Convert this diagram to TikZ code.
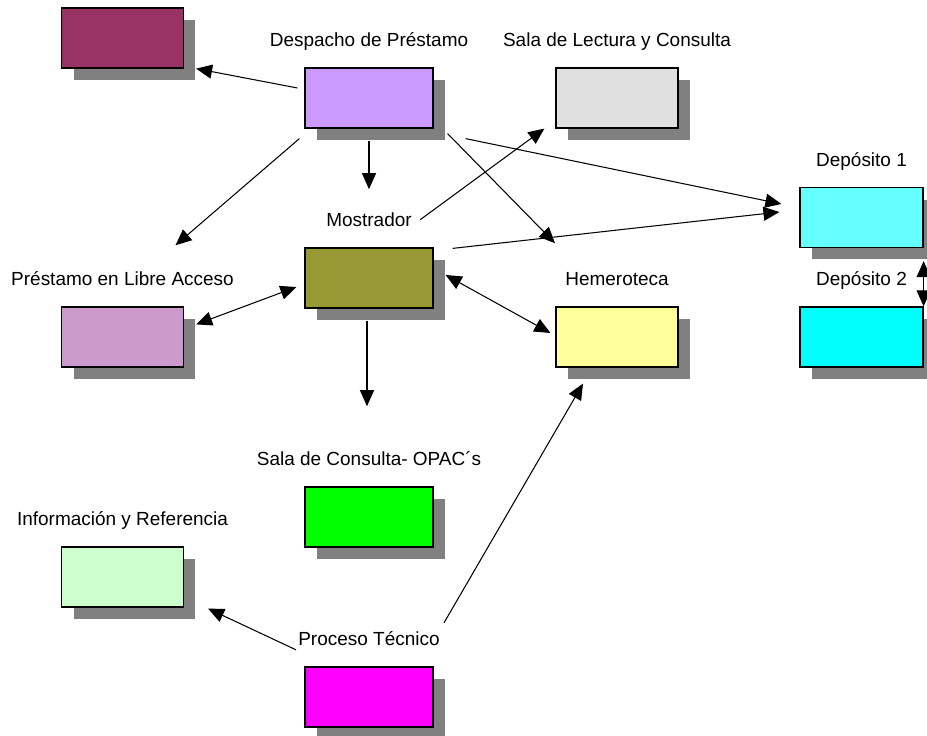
\documentclass[tikz,border=0pt]{standalone}
\usepackage{fontspec}
\setmainfont{Liberation Sans}
\usetikzlibrary{positioning,shadows,arrows.meta}

\definecolor{cMaroon}{HTML}{993366}
\definecolor{cLavender}{HTML}{CC99FF}
\definecolor{cLightGray}{HTML}{E0E0E0}
\definecolor{cAqua}{HTML}{66FFFF}
\definecolor{cOlive}{HTML}{999933}
\definecolor{cPlum}{HTML}{CC99CC}
\definecolor{cLightYellow}{HTML}{FFFF99}
\definecolor{cCyan}{HTML}{00FFFF}
\definecolor{cGreen}{HTML}{00FF00}
\definecolor{cMint}{HTML}{CCFFCC}
\definecolor{cMagenta}{HTML}{FF00FF}
\definecolor{cShadow}{HTML}{808080}

\begin{document}
\begin{tikzpicture}[
        x=0.02cm, y=-0.02cm,
        box/.style={rectangle, draw, line width=0.7pt, minimum width=2.44cm, minimum height=1.2cm,
            drop shadow={shadow xshift=0.24cm, shadow yshift=-0.24cm, fill=cShadow, opacity=1}},
        widebox/.style={box, minimum width=2.56cm},
        lbl/.style={font=\fontsize{10.8}{13}\selectfont, inner sep=0pt, text height=8pt, text depth=2.5pt},
        tip/.tip={Triangle[length=0.32cm, width=0.28cm]},
        arrow/.style={-tip, line width=0.6pt},
        dblarrow/.style={tip-tip, line width=0.6pt}
    ]
        \useasboundingbox (0,0) rectangle (927,736);

        % Boxes
        \node[box, fill=cMaroon] (maroon) at (122.5,38) {};
        \node[widebox, fill=cLavender] (despacho) at (369,98) {};
        \node[box, fill=cLightGray] (lectura) at (617,98) {};
        \node[box, fill=cAqua, minimum width=2.46cm] (dep1) at (861.5,217.5) {};
        \node[widebox, fill=cOlive] (mostrador) at (369,278) {};
        \node[box, fill=cPlum] (prestamo) at (122.5,337) {};
        \node[box, fill=cLightYellow] (hemeroteca) at (617,337) {};
        \node[box, fill=cCyan, minimum width=2.46cm] (dep2) at (861.5,337) {};
        \node[widebox, fill=cGreen] (opac) at (369,517) {};
        \node[box, fill=cMint] (info) at (122.5,577) {};
        \node[widebox, fill=cMagenta] (proceso) at (369,697) {};

        % Labels
        \node[lbl, above=0.32cm of despacho] (despacholbl) {Despacho de Préstamo};
        \node[lbl, above=0.32cm of lectura] (lecturalbl) {Sala de Lectura y Consulta};
        \node[lbl, above=0.32cm of dep1] (dep1lbl) {Depósito 1};
        \node[lbl, above=0.32cm of mostrador] (mostradorlbl) {Mostrador};
        \node[lbl, above=0.32cm of prestamo] (prestamolbl) {Préstamo en Libre Acceso};
        \node[lbl, above=0.32cm of hemeroteca] (hemerolbl) {Hemeroteca};
        \node[lbl, above=0.32cm of dep2] (dep2lbl) {Depósito 2};
        \node[lbl, above=0.32cm of opac] (opaclbl) {Sala de Consulta- OPAC´s};
        \node[lbl, above=0.32cm of info] (infolbl) {Información y Referencia};
        \node[lbl, above=0.32cm of proceso] (procesolbl) {Proceso Técnico};

        % Arrows
        \draw[arrow] ([shift={(-7,-10)}]despacho.west) -- ([shift={(12,0)}]maroon.south east);
        \draw[arrow] ([shift={(0,12)}]despacho.south) -- ([shift={(0,-23)}]mostradorlbl.north);
        \draw[arrow] ([shift={(-5,10)}]despacho.south west) -- ([shift={(53,-26)}]prestamolbl.north);
        \draw[arrow] ([shift={(14,5)}]despacho.south east) -- ([shift={(-62,-28)}]hemerolbl.north);
        \draw[arrow] ([shift={(32,10)}]despacho.south east) -- ([shift={(-18,-13.5)}]dep1.west);
        \draw[arrow] ([shift={(8,-2)}]mostradorlbl.east) -- ([shift={(-11,0)}]lectura.south west);
        \draw[arrow] ([shift={(19,1)}]mostrador.north east) -- ([shift={(-20,-5.5)}]dep1.west);
        \draw[dblarrow] ([shift={(12,18)}]prestamo.north east) -- ([shift={(-8,9)}]mostrador.west);
        \draw[dblarrow] ([shift={(12,-3)}]mostrador.east) -- ([shift={(-5,-4)}]hemeroteca.west);
        \draw[arrow] ([shift={(-2,12)}]mostrador.south) -- ([shift={(-2,-45)}]opaclbl.north);
        \draw[dblarrow] ([shift={(0,13)}]dep1.south east) -- (dep2.north east);
        \draw[arrow] ([shift={(4,-18)}]procesolbl.east) -- ([shift={(-34,16)}]hemeroteca.south);
        \draw[arrow] ([shift={(-2,9)}]procesolbl.west) -- ([shift={(24,1)}]info.south east);
    \end{tikzpicture}
\end{document}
══════
Give again exactly the lines running from the beginning of the material above through the line that contains "(0,0) rectangle (927,736);", and leave out every picture.

# Output for this task
Convert this diagram to TikZ code.
\documentclass[tikz,border=0pt]{standalone}
\usepackage{fontspec}
\setmainfont{Liberation Sans}
\usetikzlibrary{positioning,shadows,arrows.meta}

\definecolor{cMaroon}{HTML}{993366}
\definecolor{cLavender}{HTML}{CC99FF}
\definecolor{cLightGray}{HTML}{E0E0E0}
\definecolor{cAqua}{HTML}{66FFFF}
\definecolor{cOlive}{HTML}{999933}
\definecolor{cPlum}{HTML}{CC99CC}
\definecolor{cLightYellow}{HTML}{FFFF99}
\definecolor{cCyan}{HTML}{00FFFF}
\definecolor{cGreen}{HTML}{00FF00}
\definecolor{cMint}{HTML}{CCFFCC}
\definecolor{cMagenta}{HTML}{FF00FF}
\definecolor{cShadow}{HTML}{808080}

\begin{document}
\begin{tikzpicture}[
        x=0.02cm, y=-0.02cm,
        box/.style={rectangle, draw, line width=0.7pt, minimum width=2.44cm, minimum height=1.2cm,
            drop shadow={shadow xshift=0.24cm, shadow yshift=-0.24cm, fill=cShadow, opacity=1}},
        widebox/.style={box, minimum width=2.56cm},
        lbl/.style={font=\fontsize{10.8}{13}\selectfont, inner sep=0pt, text height=8pt, text depth=2.5pt},
        tip/.tip={Triangle[length=0.32cm, width=0.28cm]},
        arrow/.style={-tip, line width=0.6pt},
        dblarrow/.style={tip-tip, line width=0.6pt}
    ]
        \useasboundingbox (0,0) rectangle (927,736);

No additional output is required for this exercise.